As usual with the Quarterly Essay, the correspondence in the following edition casts further light on the argument, some disagreements, some amplifications. The first response is from Christopher Pyne, whom Katharine Murphy describes as ‘another wily factional veteran’ and Albanese’s friend and rival. He is sceptical about any ‘new politics’ – and sees politics as still, and always, about winning and losing. Michael Cooney, among other things a speech writer for Julia Gillard, has interesting things to say, but I am gratified that he also notes Katharine Murphy’s gift with a telling phrase – he says she ‘saw the election in haiku’.

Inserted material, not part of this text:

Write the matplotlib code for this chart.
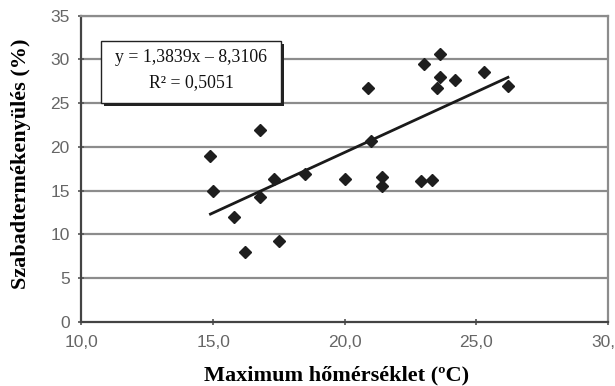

Perhaps the most interesting piece of correspondence is from Simon Jackman, one of the principal investigators of the Australian Election Study. This study has surveyed a representative cross section of the electorate after every federal election since 1987 and, Jackman writes, is ‘an authoritative source for assessing what is “new” about the new politics’. Mostly he cites data that validates Katharine Murphy’s analysis. The data especially puts a rocket under the notion that Scott Morrison’s unpopularity played a role, showing him to be the least popular PM or Opposition leader ever seen in AES data. The information about ‘new voters’ is also interesting: ‘Only about 1 in 4 voters under the age of forty report voting for the Coalition in 2022.’ [Someone on the NSW election commentary last night said 1 in 5 millennials do so – presumably a version of the same research finding.]
Katharine Murphy’s response to correspondents is gracious and generous. It ends with a postscript correcting a minor factual error. That postscript leaves the final word to Dr David Champion, the rheumatologist who attended Albanese’s mother: ‘Young Anthony was an inspiringly good son from my perspective.’
The essay isn’t hagiography, but you do come away from it with a deep respect for Anthony Albanese, and a sense that Katharine Murphy likes him.
* Currently when blogging about books I have a policy of taking a closer look at page 76, chosen for the arbitrary reason that it’s my age.